Interestingly, one study conducted on 18 healthy subjects on a single 3 T MR (Philips Medical Systems, Best, Netherlands) on the entire lower leg [30] and reported a statistically significant intra-muscle difference in FA between the origin of the muscle and the muscle belly. This is probably due to different chemical–physical properties of the actin-myosin components and the different amount and organization of collagen fibres.

M-DTI may be influenced by contraction and activity. Muscle contraction induces muscle fibre shortening and increases cross-sectional area (CSA), producing higher MD and lower FA values. Mazzoli et al. [31] performed MRI examinations of the lower leg on five volunteers during muscle contraction and found lower FA values of anterior tibialis in dorsiflexion compared with plantarflexion contraction and no contraction. The assessment of DTI values during muscle contraction is complex due to the length of current MRI sequences, which do not allow for constant, homogeneous fibre contraction. For this reason, we preferred to perform our MR examinations during muscle rest state. However, it is possible that in the future, with the increasingly widespread use of ultra-fast MRI sequences, the evaluation of muscle contraction will soon become available [32].
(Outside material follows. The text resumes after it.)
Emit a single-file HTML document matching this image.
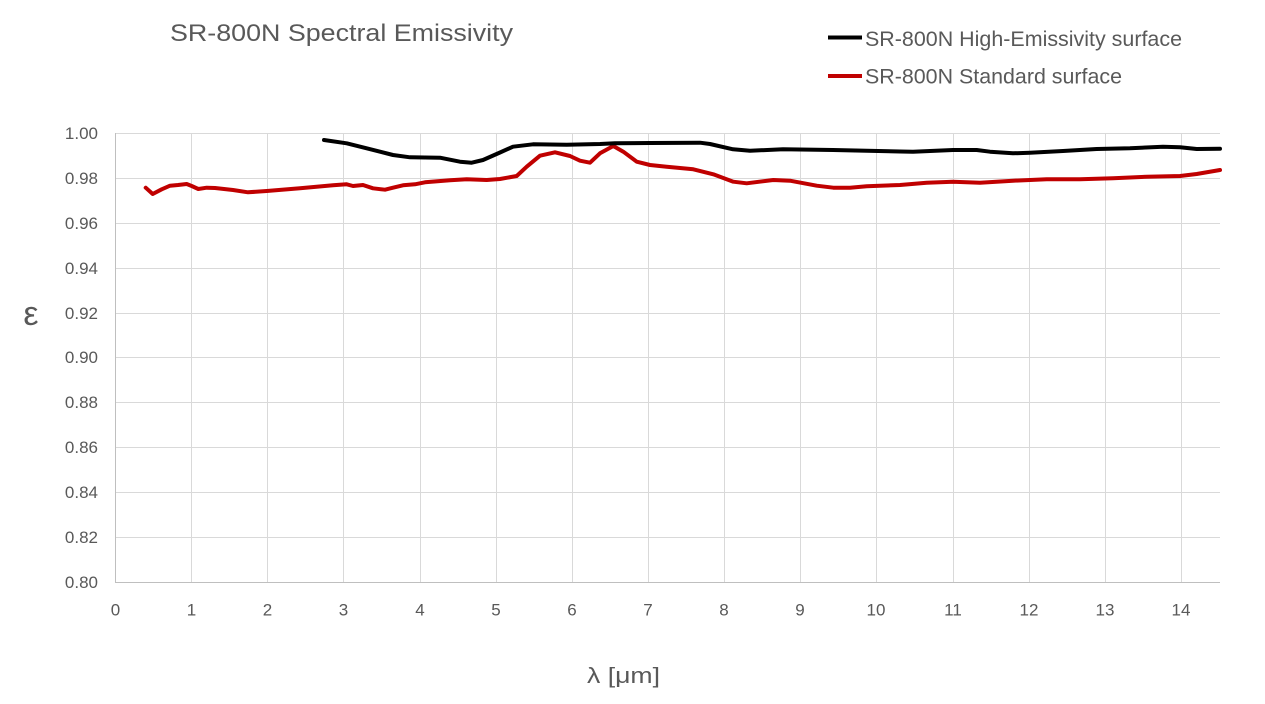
<!DOCTYPE html>
<html>
<head>
<meta charset="utf-8">
<style>
  html,body{margin:0;padding:0;background:#fff;}
  svg{display:block;}
  text{font-family:"Liberation Sans",sans-serif;fill:#595959;}
</style>
</head>
<body>
<svg width="1265" height="704" viewBox="0 0 1265 704" xmlns="http://www.w3.org/2000/svg">
  <rect width="1265" height="704" fill="#fff"/>
  <!-- title -->
  <text x="170" y="41" font-size="24" textLength="343" lengthAdjust="spacingAndGlyphs">SR-800N Spectral Emissivity</text>
  <!-- legend -->
  <line x1="828" y1="37.5" x2="862" y2="37.5" stroke="#000" stroke-width="4"/>
  <text x="865" y="46" font-size="21" textLength="317" lengthAdjust="spacingAndGlyphs">SR-800N High-Emissivity surface</text>
  <line x1="828" y1="76" x2="862" y2="76" stroke="#c00000" stroke-width="4"/>
  <text x="865" y="83.5" font-size="21" textLength="257" lengthAdjust="spacingAndGlyphs">SR-800N Standard surface</text>

  <!-- gridlines horizontal -->
  <g stroke="#d9d9d9" stroke-width="1">
    <line x1="115" y1="133.5" x2="1220" y2="133.5"/>
    <line x1="115" y1="178.5" x2="1220" y2="178.5"/>
    <line x1="115" y1="223.5" x2="1220" y2="223.5"/>
    <line x1="115" y1="268.5" x2="1220" y2="268.5"/>
    <line x1="115" y1="313.5" x2="1220" y2="313.5"/>
    <line x1="115" y1="357.5" x2="1220" y2="357.5"/>
    <line x1="115" y1="402.5" x2="1220" y2="402.5"/>
    <line x1="115" y1="447.5" x2="1220" y2="447.5"/>
    <line x1="115" y1="492.5" x2="1220" y2="492.5"/>
    <line x1="115" y1="537.5" x2="1220" y2="537.5"/>
    <!-- vertical -->
    <line x1="191.5" y1="133" x2="191.5" y2="582"/>
    <line x1="267.5" y1="133" x2="267.5" y2="582"/>
    <line x1="343.5" y1="133" x2="343.5" y2="582"/>
    <line x1="420.5" y1="133" x2="420.5" y2="582"/>
    <line x1="496.5" y1="133" x2="496.5" y2="582"/>
    <line x1="572.5" y1="133" x2="572.5" y2="582"/>
    <line x1="648.5" y1="133" x2="648.5" y2="582"/>
    <line x1="724.5" y1="133" x2="724.5" y2="582"/>
    <line x1="800.5" y1="133" x2="800.5" y2="582"/>
    <line x1="876.5" y1="133" x2="876.5" y2="582"/>
    <line x1="953.5" y1="133" x2="953.5" y2="582"/>
    <line x1="1029.5" y1="133" x2="1029.5" y2="582"/>
    <line x1="1105.5" y1="133" x2="1105.5" y2="582"/>
    <line x1="1181.5" y1="133" x2="1181.5" y2="582"/>
  </g>
  <!-- axes -->
  <g stroke="#bfbfbf" stroke-width="1">
    <line x1="115.5" y1="133" x2="115.5" y2="582"/>
    <line x1="115" y1="582.5" x2="1220" y2="582.5"/>
  </g>

  <!-- y tick labels -->
  <g font-size="17" text-anchor="end">
    <text x="98" y="139">1.00</text>
    <text x="98" y="184">0.98</text>
    <text x="98" y="229">0.96</text>
    <text x="98" y="274">0.94</text>
    <text x="98" y="319">0.92</text>
    <text x="98" y="363">0.90</text>
    <text x="98" y="408">0.88</text>
    <text x="98" y="453">0.86</text>
    <text x="98" y="498">0.84</text>
    <text x="98" y="543">0.82</text>
    <text x="98" y="588">0.80</text>
  </g>
  <!-- x tick labels -->
  <g font-size="17" text-anchor="middle">
    <text x="115.5" y="615.5">0</text>
    <text x="191.5" y="615.5">1</text>
    <text x="267.5" y="615.5">2</text>
    <text x="343.5" y="615.5">3</text>
    <text x="420" y="615.5">4</text>
    <text x="496" y="615.5">5</text>
    <text x="572" y="615.5">6</text>
    <text x="648" y="615.5">7</text>
    <text x="724" y="615.5">8</text>
    <text x="800" y="615.5">9</text>
    <text x="876" y="615.5">10</text>
    <text x="953" y="615.5">11</text>
    <text x="1029" y="615.5">12</text>
    <text x="1105" y="615.5">13</text>
    <text x="1181" y="615.5">14</text>
  </g>

  <!-- axis titles -->
  <text x="31" y="325" font-size="34" text-anchor="middle">ε</text>
  <text x="587" y="683" font-size="22" textLength="73" lengthAdjust="spacingAndGlyphs">λ [μm]</text>

  <!-- series: standard (red) -->
  <polyline fill="none" stroke="#c00000" stroke-width="4" stroke-linejoin="round" stroke-linecap="round"
    points="145.7,187.7 152.7,194 161.7,189.3 170,185.7 178,185 186.7,184 191.7,186 198.3,189 206.7,187.7 215,188 233,190 248,192.3 266.7,191 300,188.3 333,185.3 346.7,184.3 353,186 363,185 373,188.3 385,189.7 393,187.7 403,185.3 415,184.3 425,182.3 450,180.3 466.7,179.3 486.7,180 500,179 516.7,176 526.7,166.7 540,155.7 555,152.3 570,156 580,160.7 590,162.7 600,153.3 613.3,146 623.3,151.7 636.7,161.7 650,165 666.7,166.7 693.3,169.3 713.3,174.3 733.3,181.7 746.7,183.3 773.3,180 790,180.7 816.7,185.7 833.3,187.7 850,187.7 866.7,186.3 900,185 926.7,182.7 953,181.7 980,182.7 1013,180.7 1046.7,179.3 1080,179.3 1113,178.3 1146.7,176.7 1180,176 1196.7,174 1220,170"/>

  <!-- series: high emissivity (black) -->
  <polyline fill="none" stroke="#000" stroke-width="4" stroke-linejoin="round" stroke-linecap="round"
    points="324,140 346.7,143.3 366.7,148.3 393,155 410,157.3 440,157.7 460,161.7 471.7,162.7 483,160 500,152.5 513,146.7 533,144.3 566.7,144.7 600,144 615,143.3 650,143 700,142.7 710,144 733,149.3 750,150.7 783,149.3 833,150 866.7,150.7 900,151.5 913,151.7 953,150 976.7,150 990,151.7 1013,153.3 1030,152.7 1063,151 1096.7,149 1130,148.3 1163,146.7 1180,147.3 1196.7,149 1220,148.7"/>
</svg>
</body>
</html>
M-DTI may be influenced by activity, as well [33]. Hooijmans and colleagues described higher DTI values in upper legs muscles of 12 marathon runners in the post-marathon acquisition. The increase of MD and the decrease of FA are related to interstitial oedema and the alteration of diffusivity cellular barriers caused by muscle micro-trauma. These higher values returned to baseline (i.e. those values observed in the pre-marathon phase at the follow-up) after 3 weeks. MD and RD values are the first to return to the resting phase values, while FA values show a more prolonged alteration. This is the reason why we acquired MR examinations on the same days (within 6 h), without any sport activities performed the 4 weeks before the MR examination [34].

The first limitation of our study is the small sample size of volunteers, anyhow we assessed a large amount of data. Second, MR protocol parameters are not perfectly identical among the three MR scanners, because vendor-specific characteristics prevented us from applying exactly the same parameters for all the MR. However, other authors have used coils with different numbers of channels and DTI sequences with slightly different parameters to evaluate inter-observer and intra-observer agreement on the brain, obtaining promising results [13]. Moreover, the good results obtained with some parametric differences indirectly allow to obtain an even more significant inter-vendor agreement for clinical applications.

We believe that these reasons would make this sequence even more usable in clinical practice.

However, other studies with a larger sample of healthy volunteers are needed to confirm this claim.

Conclusions

Our results highlight the inter-vendor and inter-reader reproducibility of m-DTI values, and we strongly believe that the use of this sequence should be more included in the MRI protocols during daily clinical practice for the evaluation of MSK pathologies.